Starting with the first line of the data below, copy each line up to and including the one containing "const blackY = [1.625, 1.3, 1.07, 0.826, 0.62, 0.5];". Pictures stay out.
** Start Source data **
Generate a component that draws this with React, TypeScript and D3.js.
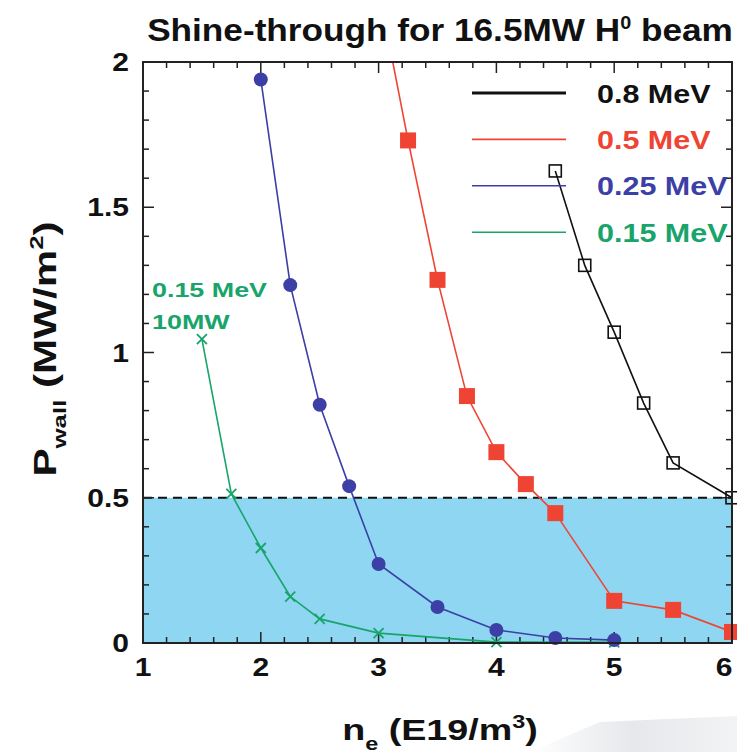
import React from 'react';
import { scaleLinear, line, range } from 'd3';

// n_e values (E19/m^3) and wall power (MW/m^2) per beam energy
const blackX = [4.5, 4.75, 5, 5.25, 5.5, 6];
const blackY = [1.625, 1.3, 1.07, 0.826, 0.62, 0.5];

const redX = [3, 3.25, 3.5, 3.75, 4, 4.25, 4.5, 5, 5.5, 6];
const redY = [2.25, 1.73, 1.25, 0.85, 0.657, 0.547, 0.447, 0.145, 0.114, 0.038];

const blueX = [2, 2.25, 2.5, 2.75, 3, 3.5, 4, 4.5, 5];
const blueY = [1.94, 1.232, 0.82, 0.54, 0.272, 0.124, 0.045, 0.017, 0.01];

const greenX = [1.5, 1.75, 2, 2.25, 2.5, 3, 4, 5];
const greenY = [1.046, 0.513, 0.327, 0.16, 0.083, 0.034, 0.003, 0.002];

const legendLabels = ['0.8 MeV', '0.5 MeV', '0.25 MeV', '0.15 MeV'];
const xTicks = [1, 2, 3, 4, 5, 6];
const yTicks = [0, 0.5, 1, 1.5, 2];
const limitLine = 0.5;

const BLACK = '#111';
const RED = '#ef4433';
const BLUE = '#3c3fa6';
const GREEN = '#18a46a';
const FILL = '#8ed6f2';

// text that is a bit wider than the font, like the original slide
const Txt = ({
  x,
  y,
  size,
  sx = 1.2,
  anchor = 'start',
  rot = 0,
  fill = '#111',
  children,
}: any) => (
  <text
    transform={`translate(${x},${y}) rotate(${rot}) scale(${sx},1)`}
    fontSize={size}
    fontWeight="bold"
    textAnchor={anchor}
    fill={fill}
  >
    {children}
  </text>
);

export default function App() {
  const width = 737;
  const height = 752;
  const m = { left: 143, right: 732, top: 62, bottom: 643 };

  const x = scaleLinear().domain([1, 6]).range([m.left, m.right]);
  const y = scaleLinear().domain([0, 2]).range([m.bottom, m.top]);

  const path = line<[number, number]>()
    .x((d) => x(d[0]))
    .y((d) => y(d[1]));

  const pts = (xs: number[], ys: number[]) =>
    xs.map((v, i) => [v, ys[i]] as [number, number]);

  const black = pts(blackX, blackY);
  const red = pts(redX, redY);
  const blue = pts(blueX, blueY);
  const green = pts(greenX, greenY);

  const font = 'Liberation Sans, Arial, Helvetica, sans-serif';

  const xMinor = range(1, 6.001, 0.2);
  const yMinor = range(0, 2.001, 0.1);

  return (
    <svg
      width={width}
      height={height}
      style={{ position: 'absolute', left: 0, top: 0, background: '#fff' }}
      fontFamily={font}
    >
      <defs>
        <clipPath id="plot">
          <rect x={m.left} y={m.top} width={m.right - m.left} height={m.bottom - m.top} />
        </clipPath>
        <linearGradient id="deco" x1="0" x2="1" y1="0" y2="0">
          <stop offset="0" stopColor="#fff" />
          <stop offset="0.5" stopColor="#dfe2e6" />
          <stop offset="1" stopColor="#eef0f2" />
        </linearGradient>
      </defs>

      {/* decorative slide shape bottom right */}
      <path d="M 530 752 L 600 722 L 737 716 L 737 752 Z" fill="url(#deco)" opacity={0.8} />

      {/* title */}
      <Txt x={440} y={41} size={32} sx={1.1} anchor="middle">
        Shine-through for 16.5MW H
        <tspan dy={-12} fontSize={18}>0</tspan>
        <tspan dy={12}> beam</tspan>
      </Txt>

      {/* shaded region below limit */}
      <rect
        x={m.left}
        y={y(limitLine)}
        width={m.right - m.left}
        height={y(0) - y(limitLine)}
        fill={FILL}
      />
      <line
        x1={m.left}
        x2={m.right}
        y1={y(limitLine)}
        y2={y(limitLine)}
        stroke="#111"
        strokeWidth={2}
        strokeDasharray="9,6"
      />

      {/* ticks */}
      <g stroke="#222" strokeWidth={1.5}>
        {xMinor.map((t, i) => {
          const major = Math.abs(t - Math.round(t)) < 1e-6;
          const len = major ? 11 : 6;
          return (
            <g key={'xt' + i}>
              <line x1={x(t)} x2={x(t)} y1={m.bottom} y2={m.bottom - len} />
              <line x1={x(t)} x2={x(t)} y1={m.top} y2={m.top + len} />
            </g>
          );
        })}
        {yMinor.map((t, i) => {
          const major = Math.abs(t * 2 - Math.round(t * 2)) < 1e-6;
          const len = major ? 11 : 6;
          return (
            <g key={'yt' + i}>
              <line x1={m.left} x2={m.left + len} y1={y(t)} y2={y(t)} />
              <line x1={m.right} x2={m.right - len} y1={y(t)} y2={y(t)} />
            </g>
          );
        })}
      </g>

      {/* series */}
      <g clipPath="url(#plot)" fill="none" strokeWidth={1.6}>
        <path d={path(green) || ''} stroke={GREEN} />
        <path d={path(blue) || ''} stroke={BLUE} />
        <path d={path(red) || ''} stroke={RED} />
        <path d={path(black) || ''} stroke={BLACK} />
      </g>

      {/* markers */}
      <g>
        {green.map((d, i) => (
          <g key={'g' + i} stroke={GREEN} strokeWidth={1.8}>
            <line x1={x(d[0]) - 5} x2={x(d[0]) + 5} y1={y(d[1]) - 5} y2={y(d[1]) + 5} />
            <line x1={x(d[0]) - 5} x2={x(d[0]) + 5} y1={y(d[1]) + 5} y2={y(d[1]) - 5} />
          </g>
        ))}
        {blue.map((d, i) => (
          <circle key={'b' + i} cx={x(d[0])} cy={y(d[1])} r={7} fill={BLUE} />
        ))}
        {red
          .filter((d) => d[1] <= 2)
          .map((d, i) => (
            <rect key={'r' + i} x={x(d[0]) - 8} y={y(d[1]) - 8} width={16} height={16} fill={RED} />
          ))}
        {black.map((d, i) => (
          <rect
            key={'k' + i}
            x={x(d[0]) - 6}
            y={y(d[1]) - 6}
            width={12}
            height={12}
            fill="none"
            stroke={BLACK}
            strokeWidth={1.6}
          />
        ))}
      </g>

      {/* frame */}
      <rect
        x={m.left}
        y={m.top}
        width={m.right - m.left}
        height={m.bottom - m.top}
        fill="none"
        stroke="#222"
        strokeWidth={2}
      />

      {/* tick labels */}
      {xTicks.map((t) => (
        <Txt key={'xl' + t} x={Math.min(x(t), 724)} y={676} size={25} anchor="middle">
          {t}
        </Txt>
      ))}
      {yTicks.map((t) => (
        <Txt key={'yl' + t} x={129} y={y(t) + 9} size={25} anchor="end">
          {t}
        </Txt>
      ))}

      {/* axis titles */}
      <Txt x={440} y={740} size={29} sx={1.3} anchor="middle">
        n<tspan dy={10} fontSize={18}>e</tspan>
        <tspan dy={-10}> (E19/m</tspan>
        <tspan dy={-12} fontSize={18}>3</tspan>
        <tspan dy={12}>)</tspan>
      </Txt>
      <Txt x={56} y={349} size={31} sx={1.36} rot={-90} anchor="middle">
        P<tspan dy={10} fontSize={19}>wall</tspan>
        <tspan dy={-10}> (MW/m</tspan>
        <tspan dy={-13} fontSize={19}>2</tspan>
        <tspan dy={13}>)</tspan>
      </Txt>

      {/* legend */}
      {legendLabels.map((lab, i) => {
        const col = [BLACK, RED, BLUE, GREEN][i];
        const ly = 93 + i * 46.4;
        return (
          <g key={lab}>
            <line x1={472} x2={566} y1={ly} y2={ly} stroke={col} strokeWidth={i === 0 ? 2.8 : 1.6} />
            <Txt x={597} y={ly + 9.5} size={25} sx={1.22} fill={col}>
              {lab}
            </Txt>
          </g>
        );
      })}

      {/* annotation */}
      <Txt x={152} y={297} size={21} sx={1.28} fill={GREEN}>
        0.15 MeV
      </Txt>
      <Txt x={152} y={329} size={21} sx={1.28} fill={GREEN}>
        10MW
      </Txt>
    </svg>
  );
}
** End Source data **
> [Correct response]:
Generate a component that draws this with React, TypeScript and D3.js.
import React from 'react';
import { scaleLinear, line, range } from 'd3';

// n_e values (E19/m^3) and wall power (MW/m^2) per beam energy
const blackX = [4.5, 4.75, 5, 5.25, 5.5, 6];
const blackY = [1.625, 1.3, 1.07, 0.826, 0.62, 0.5];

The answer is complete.